24 So Moses listened to the voice of his father-in-law and did all that he had said. 25 Moses chose able men out of all Israel and made them heads over the people, chiefs of thousands, of hundreds, of fifties, and of tens.26 And they judged the people at all times. Any hard case they brought to Moses, but any small matter they decided themselves. 27 Then Moses let his father-in-law depart, and he went away to his own country.”
What happened to Moses is kind of like having your children say, “Mom”. You answer and then it turns into fifty more times. And to be honest, by then you are aggravated, and ready to run away or ring someone’s neck. It gets played out real fast. However, like in my relationship, Moses had his rejection issues from birth, and then his life in Egypt that were never resolved. He got caught in people pleasing/approval addiction. He could help the people in their neediness, and they could help provide him with the approval that he craved that should have been filled by God.

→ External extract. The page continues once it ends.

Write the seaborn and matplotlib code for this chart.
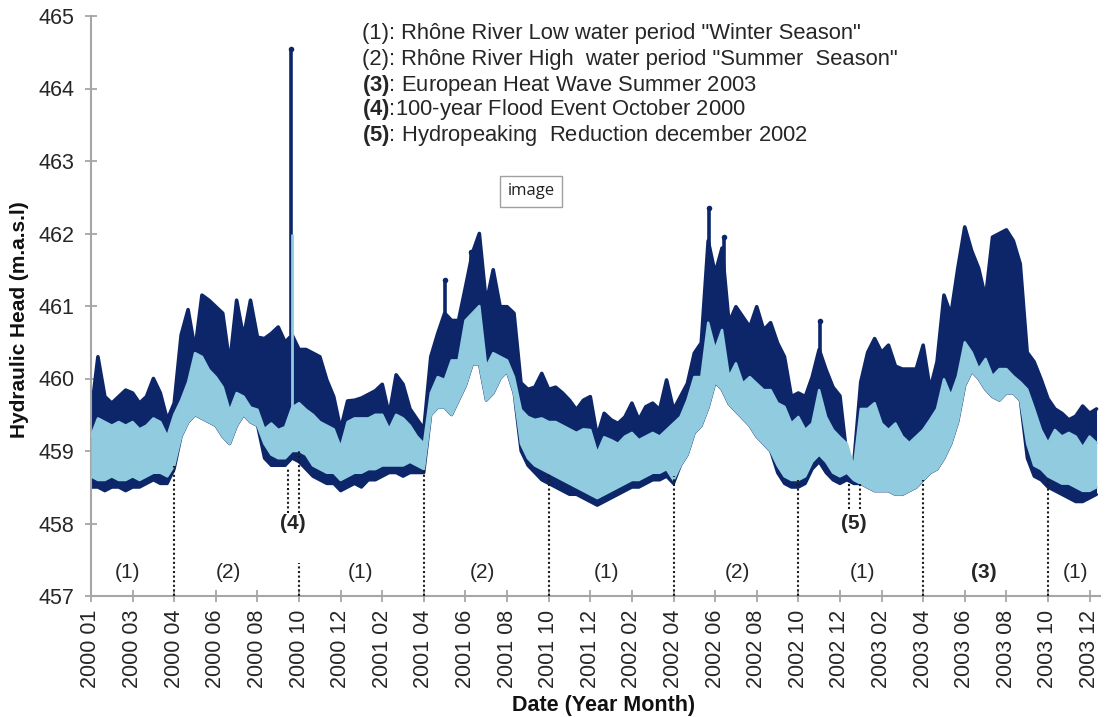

What happens? We get tired after a while. Emotional, physical, spiritual, and psychological exhaustion takes place on both sides. Codependency sets in, like in me and Moses’ situation. Bottom Line: We can’t give people what they need.
God is telling us like he told Martha, “Come, sit at my feet. Rest in me. Fill your soul with spirit-filled activities. People are never going to be enough.” He is a jealous God. And he is jealous of our people worship.
He keeps telling us: “Come unto me all ye that labor, and I will give you rest.”
When we choose people pleasing and perfectionism over God, then we choose to settle for broken pieces of shame, other people’s expectations, rejection, unworthiness, and unacceptance.
So, how do we start the recovery process from approval addiction?
- We remind ourselves that our identity is in Christ.
- We speak to our soul and tell it, “God loves you!”
- Remind ourselves that Jesus was despised and rejected so he can identify with our pain.
- Christ is enough, and we are enough in Christ.
- Rest in God.
- We tell ourselves the follow statement:
“We are all broken, and so when we look to others for approval, we are getting approval from everyone else’s broken lens.”-Katina Horton
Thank you for listening to Healing Our Brokenness: Episode 21: Approval Addiction. I hope that you have been able to have some takeaways to add to your healing. God bless!